Dwelling at the western end of town, Franklin Square and Franklin Ward were designed in 1790 and named after none other than Benjamin Franklin himself. The city’s water tower was located in the center of the square in the mid to late nineteenth century and became lovingly referred to as “Water Tower Square”, “Water Tank Square”, and “Reservoir Square.” Franklin Ward consists largely of post-Civil War commercial buildings and apartments.
Franklin Square was dissected in 1935 during the Highway 17 expansion project. Fortunately, in the 1980s near the 250th Anniversary of the founding of Georgia, it was restored in commemoration.
Benjamin Franklin was not only a Founding Father of our country, but also an agent to Georgia in London to the Parliament and King from 1768 to 1775. Franklin County Georgia, Franklin Square, and Franklin Ward were named in his honor while he lived in Paris. Upon his return from Paris, Benjamin Franklin was outspoken about his opposition to slavery, thus disaffecting himself from Georgia and the south. He died an old American politician in 1790 at the age of 85.

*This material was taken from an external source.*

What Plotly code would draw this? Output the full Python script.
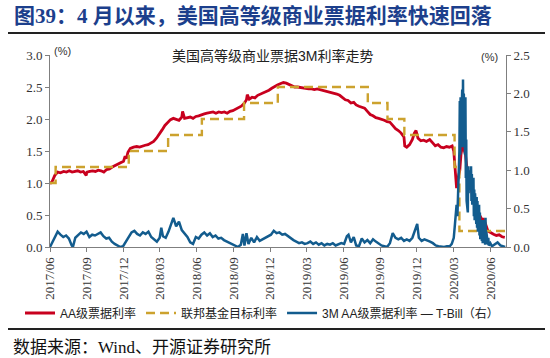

Located at 23 Montgomery Street and organized in 1788, the First American African Baptist Church is identified as the oldest black Christian congregation in the United States. It was developed 12 years before the first white Baptist church in Savannah.
A monument in the center of Franklin Square memorializes the Haitian soldiers who fought in the Siege of Savannah in 1779. James Mastin created the sculpture and displays the “Les Chasseurs-Volontaires de Saint-Domingue,” or Freedom Fighters, including 12 year old commander and Haitian King, Henri Christophe.